Exactly as written, quote every line that follows, skipping the images.

begin RECORDED INFORMATION

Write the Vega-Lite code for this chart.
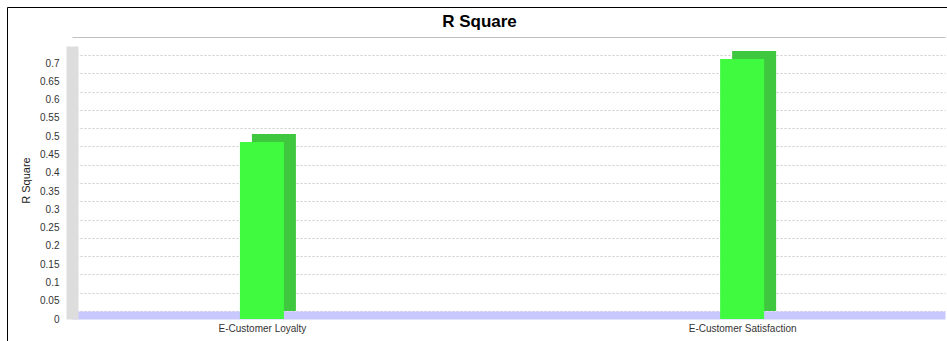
{
  "$schema": "https://vega.github.io/schema/vega-lite/v6.json",
  "autosize": "none",
  "width": 945,
  "height": 340,
  "padding": {"left": 7, "top": 7, "right": 0, "bottom": 0},
  "background": "white",
  "config": {"view": {"stroke": "#000000", "strokeWidth": 1}, "font": "Liberation Sans"},
  "title": {"text": "R Square", "fontSize": 17, "fontWeight": "bold", "color": "#000000", "anchor": "middle", "frame": "group", "offset": -24, "dx": 0},
  "data": {"values": [
    {"category": "E-Customer Loyalty", "rsq": 0.484},
    {"category": "E-Customer Satisfaction", "rsq": 0.711}
  ]},
  "layer": [
    {
      "mark": {"type": "bar", "size": 44, "color": "#3fc83f", "xOffset": 12, "yOffset": -8, "y2Offset": -8},
      "encoding": {
        "x": {"field": "category", "type": "nominal", "sort": null,
          "scale": {"type": "point", "range": [65, 938], "padding": 0.409, "align": 0.4835},
          "axis": {"orient": "top", "offset": -30, "labels": false, "ticks": false, "grid": false, "title": null, "domainColor": "#c0c0c0", "domainWidth": 1}},
        "y": {"field": "rsq", "type": "quantitative",
          "scale": {"domain": [0, 0.7466], "range": [312, 39], "nice": false, "zero": true},
          "axis": null}
      }
    },
    {
      "mark": {"type": "bar", "size": 44, "color": "#40fa40"},
      "encoding": {
        "x": {"field": "category", "type": "nominal", "sort": null,
          "axis": {"orient": "bottom", "offset": -32, "title": null, "ticks": false, "tickSize": 0, "labelPadding": 8, "labelAngle": 0, "labelFontSize": 10, "labelColor": "#333333", "domainColor": "#c8c8ff", "domainWidth": 8, "grid": false}},
        "y": {"field": "rsq", "type": "quantitative",
          "axis": {"title": "R Square", "titleFontSize": 11, "titleFontWeight": "normal", "titleColor": "#222222",
            "offset": -65, "domainColor": "#dddddd", "domainWidth": 12, "ticks": false, "tickSize": 0, "labelPadding": 13,
            "values": [0, 0.05, 0.1, 0.15, 0.2, 0.25, 0.3, 0.35, 0.4, 0.45, 0.5, 0.55, 0.6, 0.65, 0.7],
            "format": "~g", "labelFontSize": 10, "labelColor": "#333333", "labelOverlap": false,
            "grid": true, "gridColor": "#cccccc", "gridDash": [2, 2], "tickOffset": -8, "labelOffset": 8,
            "titleX": -46, "titleY": 173, "titleAlign": "center", "titleBaseline": "middle", "titleAngle": -90}}
      }
    }
  ],
  "resolve": {"axis": {"x": "independent", "y": "independent"}}
}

end RECORDED INFORMATION

**EXPECTED ANSWER**
Write the Vega-Lite code for this chart.
{
  "$schema": "https://vega.github.io/schema/vega-lite/v6.json",
  "autosize": "none",
  "width": 945,
  "height": 340,
  "padding": {"left": 7, "top": 7, "right": 0, "bottom": 0},
  "background": "white",
  "config": {"view": {"stroke": "#000000", "strokeWidth": 1}, "font": "Liberation Sans"},
  "title": {"text": "R Square", "fontSize": 17, "fontWeight": "bold", "color": "#000000", "anchor": "middle", "frame": "group", "offset": -24, "dx": 0},
  "data": {"values": [
    {"category": "E-Customer Loyalty", "rsq": 0.484},
    {"category": "E-Customer Satisfaction", "rsq": 0.711}
  ]},
  "layer": [
    {
      "mark": {"type": "bar", "size": 44, "color": "#3fc83f", "xOffset": 12, "yOffset": -8, "y2Offset": -8},
      "encoding": {
        "x": {"field": "category", "type": "nominal", "sort": null,
          "scale": {"type": "point", "range": [65, 938], "padding": 0.409, "align": 0.4835},
          "axis": {"orient": "top", "offset": -30, "labels": false, "ticks": false, "grid": false, "title": null, "domainColor": "#c0c0c0", "domainWidth": 1}},
        "y": {"field": "rsq", "type": "quantitative",
          "scale": {"domain": [0, 0.7466], "range": [312, 39], "nice": false, "zero": true},
          "axis": null}
      }
    },
    {
      "mark": {"type": "bar", "size": 44, "color": "#40fa40"},
      "encoding": {
        "x": {"field": "category", "type": "nominal", "sort": null,
          "axis": {"orient": "bottom", "offset": -32, "title": null, "ticks": false, "tickSize": 0, "labelPadding": 8, "labelAngle": 0, "labelFontSize": 10, "labelColor": "#333333", "domainColor": "#c8c8ff", "domainWidth": 8, "grid": false}},
        "y": {"field": "rsq", "type": "quantitative",
          "axis": {"title": "R Square", "titleFontSize": 11, "titleFontWeight": "normal", "titleColor": "#222222",
            "offset": -65, "domainColor": "#dddddd", "domainWidth": 12, "ticks": false, "tickSize": 0, "labelPadding": 13,
            "values": [0, 0.05, 0.1, 0.15, 0.2, 0.25, 0.3, 0.35, 0.4, 0.45, 0.5, 0.55, 0.6, 0.65, 0.7],
            "format": "~g", "labelFontSize": 10, "labelColor": "#333333", "labelOverlap": false,
            "grid": true, "gridColor": "#cccccc", "gridDash": [2, 2], "tickOffset": -8, "labelOffset": 8,
            "titleX": -46, "titleY": 173, "titleAlign": "center", "titleBaseline": "middle", "titleAngle": -90}}
      }
    }
  ],
  "resolve": {"axis": {"x": "independent", "y": "independent"}}
}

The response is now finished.